A team of researchers at the Italian Institute of Technology (IIT) are working toward granting humanoid robots the power of flight, for work in search and rescue missions. At least they’ll look like adorable metal children, instead of attack helicopters or malicious flying squid.
Daniele Pucci from the Department of Artificial and Mechanical Intelligence at IIT, and colleagues, have developed algorithms for the control of thrust forces in a flying robotic system. Their findings were published in IEEE Robotics and Automation Letters.
In a disaster setting, in the aftermath of an earthquake or tsunami for instance, there’s a high likelihood of destroyed buildings partially or completely surrounded by fires or flooding. These environmental conditions further complicate already tense rescue operations. Sometimes, the conditions are such that human rescue teams can’t enter an area where survivors might be present and in need of help. These sorts of scenarios are perfectly suited to robotic intervention, but there are challenges inherent in contemporary terrestrial robots which the team hopes to address through the addition of flight.
“Legged robots struggle with moving and waling on debris and even more in fire or into floods,” Pucci told SYFY WIRE. “Since we have humanoid robots which have a degree of terrestrial locomotion and a degree of manipulation, adding flight may be really effective for disaster response.”
The team is building their work off an existing robot called iCub, which looks a little bit like a certain friendly ghost we all know. The modified version of iCub, complete with a jet thruster on each of its four limbs, has been dubbed iRonCub for what we think are obvious and awesome reasons.
The team settled on jet thrusters instead of an alternative thrust option because of the physical economics of flight. That it looks really cool is an unintentional but welcome side effect.
“The energy density of jet fuel is much higher than batteries powering electrical motors. Humanoid robots are much heavier than drones or quadrotors, so you need an energy source which can provide enough thrust and enough flight time,” Pucci said.
Getting iRonCub off the ground with four small jet engines isn’t much of a challenge. You can lift basically anything if you put enough combustive power underneath it. Getting it into the air and keeping it in the air in a controlled way is where the fun begins. The team is facing similar challenges to any flying craft powered by multiple engines, that of ensuring the right amount of force is coming from the right areas at the right times. The algorithms they’ve developed are intended to help in that regard.

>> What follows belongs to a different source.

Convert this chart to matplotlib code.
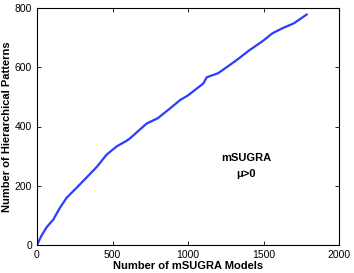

“You have to find a control algorithm for the robot to understand how to place its limbs in order to achieve flight. You have to know the amount of thrust generated by each of the thrusters,” Pucci said. “If one is pushing 2 kilos and the other 10 kilos then you have to regulate them.”
The work the team at IIT is doing also hopes to address more fundamental evolutionary questions like why humans don’t have wings, by understanding the challenges inherent in granting flight to an object with a similar body plan to ours. They’re also working on alternative applications for their control algorithms outside of humanoid robotics.
“We would like to develop these jet-powered boxes which could contain drugs or food and can be deployed quickly into locations hit by disasters. We’re also looking at flying elevators which could get close to buildings, then people could simply step onto them and be brought to the ground,” Pucci said.
Tony Stark might have been able to figure all of this out in a cave with a box of scraps, but the team at IIT and their iRonCub might be the next best thing.